**What you will do**
Your task is to reproduce, verbatim and without pictures, the lines from the opening of the listing through the line containing "const seriesNames = ['EDDS".

**Supplied information**
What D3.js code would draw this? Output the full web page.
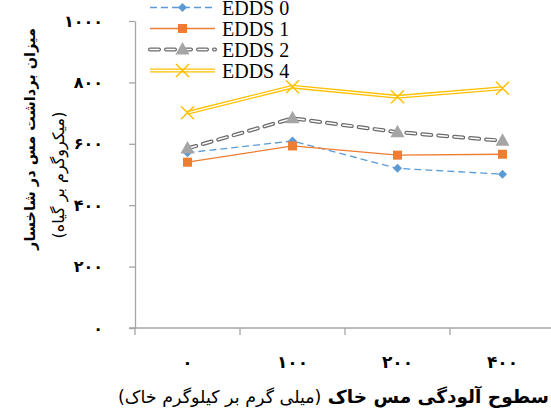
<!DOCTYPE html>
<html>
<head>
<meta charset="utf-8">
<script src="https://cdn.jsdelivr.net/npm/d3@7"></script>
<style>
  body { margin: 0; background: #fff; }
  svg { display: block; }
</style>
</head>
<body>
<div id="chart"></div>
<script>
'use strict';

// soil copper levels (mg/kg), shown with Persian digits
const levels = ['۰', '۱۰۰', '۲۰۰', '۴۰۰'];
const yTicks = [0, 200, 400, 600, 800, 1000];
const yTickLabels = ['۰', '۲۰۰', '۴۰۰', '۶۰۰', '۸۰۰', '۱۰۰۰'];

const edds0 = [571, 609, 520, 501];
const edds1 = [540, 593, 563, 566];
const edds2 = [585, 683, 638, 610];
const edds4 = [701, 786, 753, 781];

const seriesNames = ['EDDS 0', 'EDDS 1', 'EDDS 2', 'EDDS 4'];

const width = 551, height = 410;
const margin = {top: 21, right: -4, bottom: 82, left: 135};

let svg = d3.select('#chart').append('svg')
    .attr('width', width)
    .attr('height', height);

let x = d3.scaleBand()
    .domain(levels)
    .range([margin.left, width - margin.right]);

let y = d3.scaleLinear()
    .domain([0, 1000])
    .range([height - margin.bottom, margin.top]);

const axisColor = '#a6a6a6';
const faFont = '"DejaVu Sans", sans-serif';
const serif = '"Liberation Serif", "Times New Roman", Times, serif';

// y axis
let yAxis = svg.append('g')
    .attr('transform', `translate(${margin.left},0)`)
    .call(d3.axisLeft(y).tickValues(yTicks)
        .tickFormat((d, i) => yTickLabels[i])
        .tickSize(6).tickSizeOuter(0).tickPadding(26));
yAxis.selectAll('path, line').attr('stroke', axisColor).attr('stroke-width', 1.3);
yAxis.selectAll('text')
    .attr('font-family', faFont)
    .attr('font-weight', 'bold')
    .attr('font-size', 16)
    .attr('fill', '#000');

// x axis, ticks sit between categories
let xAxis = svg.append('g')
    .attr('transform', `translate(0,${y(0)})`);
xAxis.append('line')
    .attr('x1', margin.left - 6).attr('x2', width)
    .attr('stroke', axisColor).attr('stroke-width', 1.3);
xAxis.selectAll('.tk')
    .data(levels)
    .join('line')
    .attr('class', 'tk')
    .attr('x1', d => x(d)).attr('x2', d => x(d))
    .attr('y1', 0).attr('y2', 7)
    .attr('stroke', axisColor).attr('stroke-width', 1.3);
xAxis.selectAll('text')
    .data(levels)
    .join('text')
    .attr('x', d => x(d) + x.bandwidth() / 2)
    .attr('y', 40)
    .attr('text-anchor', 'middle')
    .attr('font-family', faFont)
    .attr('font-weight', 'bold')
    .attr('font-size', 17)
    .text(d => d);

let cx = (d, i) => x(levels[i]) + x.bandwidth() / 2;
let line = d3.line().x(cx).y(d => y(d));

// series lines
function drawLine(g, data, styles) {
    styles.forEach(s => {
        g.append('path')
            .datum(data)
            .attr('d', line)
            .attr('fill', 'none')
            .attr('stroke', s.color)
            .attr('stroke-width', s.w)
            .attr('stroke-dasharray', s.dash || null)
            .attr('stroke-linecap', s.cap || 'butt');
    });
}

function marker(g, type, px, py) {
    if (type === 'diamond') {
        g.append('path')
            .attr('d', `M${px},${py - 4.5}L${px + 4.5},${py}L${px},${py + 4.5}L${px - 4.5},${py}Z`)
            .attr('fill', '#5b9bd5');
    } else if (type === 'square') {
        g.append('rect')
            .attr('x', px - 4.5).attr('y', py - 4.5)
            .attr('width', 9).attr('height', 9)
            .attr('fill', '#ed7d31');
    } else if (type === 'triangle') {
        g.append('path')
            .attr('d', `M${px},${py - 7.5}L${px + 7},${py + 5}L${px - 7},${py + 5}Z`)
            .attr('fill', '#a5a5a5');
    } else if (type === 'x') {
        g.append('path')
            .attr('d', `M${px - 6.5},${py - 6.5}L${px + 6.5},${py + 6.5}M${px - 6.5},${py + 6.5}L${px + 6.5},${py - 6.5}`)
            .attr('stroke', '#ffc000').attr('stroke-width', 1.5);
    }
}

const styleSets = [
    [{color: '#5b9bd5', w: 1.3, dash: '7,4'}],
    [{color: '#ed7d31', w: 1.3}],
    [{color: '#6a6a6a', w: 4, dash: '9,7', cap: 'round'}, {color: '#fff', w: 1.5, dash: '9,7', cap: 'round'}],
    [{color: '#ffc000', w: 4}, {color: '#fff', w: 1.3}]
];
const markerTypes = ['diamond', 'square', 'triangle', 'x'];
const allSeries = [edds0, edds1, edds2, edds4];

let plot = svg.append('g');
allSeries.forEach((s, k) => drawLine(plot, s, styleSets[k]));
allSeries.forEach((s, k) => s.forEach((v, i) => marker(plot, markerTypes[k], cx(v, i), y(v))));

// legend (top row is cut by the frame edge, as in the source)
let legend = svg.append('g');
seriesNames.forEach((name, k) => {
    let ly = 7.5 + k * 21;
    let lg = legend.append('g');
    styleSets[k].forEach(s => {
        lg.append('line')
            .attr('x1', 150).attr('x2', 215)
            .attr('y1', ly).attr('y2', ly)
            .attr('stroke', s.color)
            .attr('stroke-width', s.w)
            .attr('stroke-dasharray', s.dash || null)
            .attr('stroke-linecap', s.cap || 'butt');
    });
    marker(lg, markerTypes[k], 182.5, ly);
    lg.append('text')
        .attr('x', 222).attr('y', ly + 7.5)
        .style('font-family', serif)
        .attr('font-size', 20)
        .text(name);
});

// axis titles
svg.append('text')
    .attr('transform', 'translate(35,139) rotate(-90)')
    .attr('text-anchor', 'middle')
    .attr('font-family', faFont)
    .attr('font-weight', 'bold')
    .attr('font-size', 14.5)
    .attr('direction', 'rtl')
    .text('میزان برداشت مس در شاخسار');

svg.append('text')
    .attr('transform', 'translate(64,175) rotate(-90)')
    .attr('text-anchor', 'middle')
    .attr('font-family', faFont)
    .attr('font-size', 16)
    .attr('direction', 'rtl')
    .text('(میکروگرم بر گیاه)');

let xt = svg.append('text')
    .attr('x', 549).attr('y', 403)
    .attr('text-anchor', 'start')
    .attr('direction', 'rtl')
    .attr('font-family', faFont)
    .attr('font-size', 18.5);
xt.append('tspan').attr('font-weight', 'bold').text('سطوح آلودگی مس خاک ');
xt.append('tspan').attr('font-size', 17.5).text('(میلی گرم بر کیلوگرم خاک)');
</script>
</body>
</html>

**Result for this exercise**
What D3.js code would draw this? Output the full web page.
<!DOCTYPE html>
<html>
<head>
<meta charset="utf-8">
<script src="https://cdn.jsdelivr.net/npm/d3@7"></script>
<style>
  body { margin: 0; background: #fff; }
  svg { display: block; }
</style>
</head>
<body>
<div id="chart"></div>
<script>
'use strict';

// soil copper levels (mg/kg), shown with Persian digits
const levels = ['۰', '۱۰۰', '۲۰۰', '۴۰۰'];
const yTicks = [0, 200, 400, 600, 800, 1000];
const yTickLabels = ['۰', '۲۰۰', '۴۰۰', '۶۰۰', '۸۰۰', '۱۰۰۰'];

const edds0 = [571, 609, 520, 501];
const edds1 = [540, 593, 563, 566];
const edds2 = [585, 683, 638, 610];
const edds4 = [701, 786, 753, 781];

const seriesNames = ['EDDS 0', 'EDDS 1', 'EDDS 2', 'EDDS 4'];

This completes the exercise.